Anyway, at 1pm we were duly seated and out on to the stage appeared not one, but two figures in black who made their way to the lonely console set up centre stage. I won’t tell you where the recital was – it doesn’t matter – and I won’t tell you who the recitalist was, simply because I’m not so sure myself. As I say, there were two, one who sat down on the stool and the other who danced energetically and distractingly behind, pulling out and pushing in stops, staring at the other for some sign of instruction and, every so often, turning a page backwards or forwards. When this continued even during a short piece for pedal solo, at which point Sedentary Organist merely kept arms out of the way while Athletic Organist carried on pulling out and pushing stops with gay abandon, a person behind me muttered to her friend, “Why are there two of them ?” Why indeed?

So far as I am concerned, when you play a musical instrument – be it the piano, the violin or the organ – you do everything. You play the notes, you adjust the volume, you control the tone and you try to communicate your interpretation of the composer’s intentions to your audience. Yes, sometimes, complex music requires you to use the music and, occasionally, call on the services of a person to turn the pages for you. But otherwise it’s just you and your instrument.
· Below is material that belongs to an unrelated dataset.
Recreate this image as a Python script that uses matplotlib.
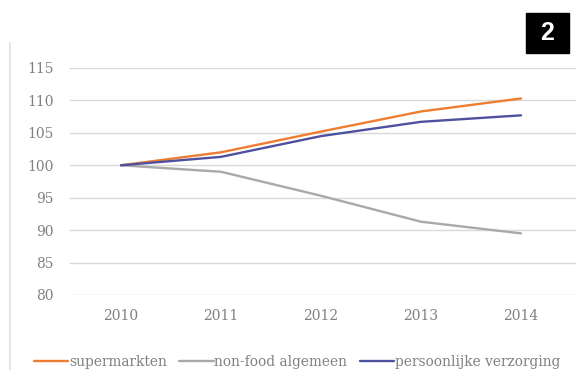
import matplotlib.pyplot as plt
from matplotlib.lines import Line2D
from matplotlib.patches import Rectangle

years = ["2010", "2011", "2012", "2013", "2014"]
supermarkten = [100, 102.0, 105.2, 108.3, 110.3]
non_food = [100, 99.0, 95.3, 91.3, 89.5]
verzorging = [100, 101.3, 104.5, 106.7, 107.7]
yticks = [80, 85, 90, 95, 100, 105, 110, 115]

W, H = 576, 370
fig = plt.figure(figsize=(W / 100, H / 100), dpi=100)
fig.patch.set_facecolor("white")

# plot area: x 70..(cut off right), y 68..295 px
ax = fig.add_axes([70 / W, (H - 295) / H, (W - 70 + 20) / W, 227 / H])
x = range(len(years))
ax.plot(x, supermarkten, color="#ed7d31", lw=1.7, label="supermarkten", solid_capstyle="round")
ax.plot(x, non_food, color="#a9a9a9", lw=1.7, label="non-food algemeen", solid_capstyle="round")
ax.plot(x, verzorging, color="#4e529e", lw=1.7, label="persoonlijke verzorging", solid_capstyle="round")

ax.set_ylim(80, 115)
ax.set_xlim(-0.51, 4.75)
ax.set_yticks(yticks)
ax.set_xticks(list(x))
ax.set_xticklabels(years)
ax.grid(axis="y", color="#d9d9d9", lw=1)
ax.set_axisbelow(True)
for s in ax.spines.values():
    s.set_visible(False)
ax.tick_params(length=0, labelsize=10, labelcolor="#808080")
ax.tick_params(axis="y", pad=12)
ax.tick_params(axis="x", pad=10)
for lab in ax.get_xticklabels() + ax.get_yticklabels():
    lab.set_family("DejaVu Serif")

fig.legend(loc="center left", bbox_to_anchor=(34 / W, 1 - 362 / H), ncol=3, frameon=False,
           prop={"family": "DejaVu Serif", "size": 9.9}, labelcolor="#808080",
           handlelength=2.5, handletextpad=0.05, columnspacing=0.9, borderaxespad=0,
           borderpad=0)

# faint left border of the chart
fig.add_artist(Line2D([10 / W, 10 / W], [0, 1 - 43 / H], color="#e6e6e6", lw=1.5))

# black number box
fig.add_artist(Rectangle((526 / W, 1 - 53 / H), 43 / W, 40 / H, color="black"))
fig.text(547.5 / W, 1 - 33 / H, "2", color="white", fontsize=18, fontweight="bold",
         ha="center", va="center", family="Liberation Sans")

fig.savefig("out.png", dpi=100)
But there’s a school of organists who feel that their job is merely to press the notes up and down, and it’s somebody else’s business to do things like control dynamics and tone colour; when you allow that, you are no longer in sole charge of either your instrument or your interpretation. No wonder that musicians often denigrate organists, believing them to be mechanics rather than musicians. If you believe your job is purely to operate the mechanics of the music, how can you compete with someone who gives you the whole package? I’ve even seen three organists on stage; one to turn the pages, one to operate the stops, and one to play the notes. What kind of musical performance is that? It reeks of Yellow River Concerto – music by committee. And there is a growing tendency for organists on CD to mention their “Registrant”, thereby acknowledging that the performance you hear is not the work of a single performer. Pianists don’t get someone else to operate the pedals; violinists don’t get someone to move the bow across the strings while they devote their energies to wiggling their left hand fingers about, so why do organist believe themselves to be exempt from the decencies of musical performance?
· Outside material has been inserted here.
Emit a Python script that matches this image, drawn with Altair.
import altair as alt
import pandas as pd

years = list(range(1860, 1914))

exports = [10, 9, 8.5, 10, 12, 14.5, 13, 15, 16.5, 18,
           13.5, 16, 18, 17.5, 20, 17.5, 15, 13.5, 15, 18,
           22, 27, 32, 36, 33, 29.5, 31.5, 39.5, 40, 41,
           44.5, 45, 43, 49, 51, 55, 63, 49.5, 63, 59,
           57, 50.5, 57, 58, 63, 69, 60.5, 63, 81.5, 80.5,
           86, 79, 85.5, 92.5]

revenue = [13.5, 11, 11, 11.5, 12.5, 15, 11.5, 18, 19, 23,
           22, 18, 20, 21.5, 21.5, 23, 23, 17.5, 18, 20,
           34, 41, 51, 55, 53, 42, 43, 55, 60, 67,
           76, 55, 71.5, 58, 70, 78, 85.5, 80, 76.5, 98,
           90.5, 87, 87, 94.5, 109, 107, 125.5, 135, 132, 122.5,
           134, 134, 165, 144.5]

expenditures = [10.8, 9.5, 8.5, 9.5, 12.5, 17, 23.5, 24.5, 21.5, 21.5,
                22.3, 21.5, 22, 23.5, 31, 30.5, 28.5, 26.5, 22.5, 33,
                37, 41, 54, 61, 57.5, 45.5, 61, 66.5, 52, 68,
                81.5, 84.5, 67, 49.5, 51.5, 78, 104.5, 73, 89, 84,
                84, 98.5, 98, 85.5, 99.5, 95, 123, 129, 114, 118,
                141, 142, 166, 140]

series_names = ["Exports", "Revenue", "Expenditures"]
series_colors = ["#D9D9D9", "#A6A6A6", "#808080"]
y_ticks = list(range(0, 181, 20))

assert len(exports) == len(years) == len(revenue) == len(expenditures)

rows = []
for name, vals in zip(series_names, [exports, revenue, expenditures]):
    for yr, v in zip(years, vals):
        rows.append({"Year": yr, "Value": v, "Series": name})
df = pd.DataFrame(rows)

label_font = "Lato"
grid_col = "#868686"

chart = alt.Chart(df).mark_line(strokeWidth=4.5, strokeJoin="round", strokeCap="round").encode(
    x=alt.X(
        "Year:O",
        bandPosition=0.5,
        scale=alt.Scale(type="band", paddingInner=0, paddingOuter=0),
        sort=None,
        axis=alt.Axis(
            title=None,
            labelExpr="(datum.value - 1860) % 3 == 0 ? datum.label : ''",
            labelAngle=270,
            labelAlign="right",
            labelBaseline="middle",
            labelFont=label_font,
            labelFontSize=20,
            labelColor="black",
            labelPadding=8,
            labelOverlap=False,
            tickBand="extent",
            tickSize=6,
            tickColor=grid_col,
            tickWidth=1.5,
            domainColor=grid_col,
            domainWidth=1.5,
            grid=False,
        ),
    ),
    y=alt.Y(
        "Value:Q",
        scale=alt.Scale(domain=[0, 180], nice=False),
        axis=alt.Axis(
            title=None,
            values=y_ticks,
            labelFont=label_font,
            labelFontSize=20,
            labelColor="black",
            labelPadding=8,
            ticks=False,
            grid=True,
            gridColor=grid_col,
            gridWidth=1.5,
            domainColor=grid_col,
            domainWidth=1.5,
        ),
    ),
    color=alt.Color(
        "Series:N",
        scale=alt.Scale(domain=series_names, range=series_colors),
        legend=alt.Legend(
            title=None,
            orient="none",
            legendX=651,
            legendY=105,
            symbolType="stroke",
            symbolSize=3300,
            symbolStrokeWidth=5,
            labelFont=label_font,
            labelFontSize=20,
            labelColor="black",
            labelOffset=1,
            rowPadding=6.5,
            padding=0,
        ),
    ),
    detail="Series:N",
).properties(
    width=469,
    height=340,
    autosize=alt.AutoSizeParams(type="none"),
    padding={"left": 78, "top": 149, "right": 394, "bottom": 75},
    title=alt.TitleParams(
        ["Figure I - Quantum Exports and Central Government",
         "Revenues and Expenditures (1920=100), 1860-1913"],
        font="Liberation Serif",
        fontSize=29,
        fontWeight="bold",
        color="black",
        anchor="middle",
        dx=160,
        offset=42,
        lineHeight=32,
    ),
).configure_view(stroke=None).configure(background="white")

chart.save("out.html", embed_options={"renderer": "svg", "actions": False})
An answer which many will be shouting out by now is that on some organs it is impossible to control the stops without moving your hands away from the keys and thereby interrupting the flow of the music. True. Archaic organs on which either the music intended for them did not require any changes of tone colour or dynamic or where the organ was purely a functional machine for sound creation rather than music-making. If you play an archaic organ, then you have to content yourself with the fact that your repertoire is limited and your interpretive scope restricted. But this lunchtime recital was on a modern organ – one built in the 1980s, I am given to understand. More than that, the programme included Stanford, Hollins, Karg-Elert, all composers whose music demands rather a lot of registration changes. I didn’t know the organ, nor was there any details given of it in the programme leaflets, but if it really was impossible for one person to handle registration changes, why choose such music?
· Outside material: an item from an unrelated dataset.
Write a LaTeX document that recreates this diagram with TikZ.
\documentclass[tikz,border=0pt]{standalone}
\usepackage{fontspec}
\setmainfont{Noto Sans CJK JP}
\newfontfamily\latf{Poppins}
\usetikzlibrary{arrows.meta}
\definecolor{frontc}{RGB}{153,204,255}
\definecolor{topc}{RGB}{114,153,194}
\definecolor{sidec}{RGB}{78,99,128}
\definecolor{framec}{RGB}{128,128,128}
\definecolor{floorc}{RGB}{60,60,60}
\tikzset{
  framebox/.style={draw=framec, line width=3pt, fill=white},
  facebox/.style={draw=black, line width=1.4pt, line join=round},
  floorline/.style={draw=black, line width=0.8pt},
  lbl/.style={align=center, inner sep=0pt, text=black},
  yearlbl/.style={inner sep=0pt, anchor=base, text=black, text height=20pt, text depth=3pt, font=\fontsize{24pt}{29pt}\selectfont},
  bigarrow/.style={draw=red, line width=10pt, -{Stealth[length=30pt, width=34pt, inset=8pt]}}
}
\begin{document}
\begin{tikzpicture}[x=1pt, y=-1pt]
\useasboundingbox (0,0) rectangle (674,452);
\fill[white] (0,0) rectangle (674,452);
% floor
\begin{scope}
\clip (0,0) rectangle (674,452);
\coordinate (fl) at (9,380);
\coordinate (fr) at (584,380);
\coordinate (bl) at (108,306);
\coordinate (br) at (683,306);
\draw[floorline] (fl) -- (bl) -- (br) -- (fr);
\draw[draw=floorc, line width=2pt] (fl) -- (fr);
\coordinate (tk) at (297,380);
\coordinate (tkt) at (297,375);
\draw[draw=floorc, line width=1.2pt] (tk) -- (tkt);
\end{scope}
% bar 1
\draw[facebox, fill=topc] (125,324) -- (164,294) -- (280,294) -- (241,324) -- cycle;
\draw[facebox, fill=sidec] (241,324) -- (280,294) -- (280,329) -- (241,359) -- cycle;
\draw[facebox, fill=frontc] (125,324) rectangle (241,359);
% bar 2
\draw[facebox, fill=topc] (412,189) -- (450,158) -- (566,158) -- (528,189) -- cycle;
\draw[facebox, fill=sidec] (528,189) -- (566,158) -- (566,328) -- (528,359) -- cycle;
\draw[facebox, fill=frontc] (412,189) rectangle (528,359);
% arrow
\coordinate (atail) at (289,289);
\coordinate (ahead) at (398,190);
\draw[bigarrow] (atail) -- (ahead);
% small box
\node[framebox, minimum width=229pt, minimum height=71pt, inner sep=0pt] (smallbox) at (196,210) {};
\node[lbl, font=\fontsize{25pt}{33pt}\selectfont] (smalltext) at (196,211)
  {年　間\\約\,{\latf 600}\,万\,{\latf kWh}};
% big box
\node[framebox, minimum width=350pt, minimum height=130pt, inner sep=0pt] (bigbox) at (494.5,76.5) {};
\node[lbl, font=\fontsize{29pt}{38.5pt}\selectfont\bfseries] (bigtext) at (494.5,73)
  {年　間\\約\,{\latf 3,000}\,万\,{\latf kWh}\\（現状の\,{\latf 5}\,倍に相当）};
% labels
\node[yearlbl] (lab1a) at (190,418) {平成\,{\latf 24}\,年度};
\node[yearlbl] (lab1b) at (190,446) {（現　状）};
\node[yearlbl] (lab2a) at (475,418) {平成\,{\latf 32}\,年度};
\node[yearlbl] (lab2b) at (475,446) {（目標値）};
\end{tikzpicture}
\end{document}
Sadly, misguided organ builders and even more misguided organ consultants, are of the opinion that the organ is, simply, a machine, and while they can happily make use of such modern devices as electricity and plastic–coated wires in the areas which the general public don’t see, it’s more important that an organ looks old and archaic, than it is a credible musical instrument. How many owners of Stradivari violins refuse steel strings, fine-tuners or modern-hair bows? Not many, to my knowledge. Why, then, does an organist believe that the visual integrity of the machine is more important than its musical effectiveness.

More disturbing still are those organists who simply can’t be bothered to play the whole instrument themselves. I never forget a Japanese lady organist coming to Dewan Filharmonik PETRONAS in KL to perform on the Klais there. It’s bristling with playing aids, and, despite its amazing idiosyncrasies (the result of being designed by day release inmates of a lunatic asylum), it can easily be controlled by a single person. The Japanese lady organist performed her programme from memory but needed me to operate her stops. A lengthy tutorial on the Klais’s weirdities was to no avail; she didn’t sully her manicured hands by touching those vulgar stops, that was my job. So, despite the fact that the entire programme was played form memory, she wrote down in painstaking detail every stop change she wanted – and there was a profusion of them – and I was charged with bustling about pulling, pushing, moving the swell pedals (by means of a foot between her legs) and, ridiculously, actually pressing the buttons under the keys which are so positioned as to be easily accessible to the player. Now, said Japanese lady insisted on playing the mechanical action console upstairs and my duties involved moving frequently from side to side. I am fat – let’s not disguise the fact – and every time I squeezed between her and the back of the organ loft, my stomach inadvertently pushed her forward on to the keys. It disturbed her greatly and clearly put her off her performance (I take the blame – never let it be said that the DFP authorities would ever hire a musician who was not at the peak of their ability) and when I missed a cue, she got very angry indeed. I was very aware that there were two of us in that performance, and if she didn’t like it, she should have gone alone!

My feelings are unequivocal on this matter. If you play the organ, you play it, you don’t pick and choose which bits you want to do and which you want to farm out to your assistants. If you can’t play the instrument, get away from it and take up some other form of teamwork like bank robber, club bouncer, Carlsberg promotion girl, they are always crying out for people who don’t like to go it alone, and that should leave the field open to proper organists who believe that a solo recital should be just that.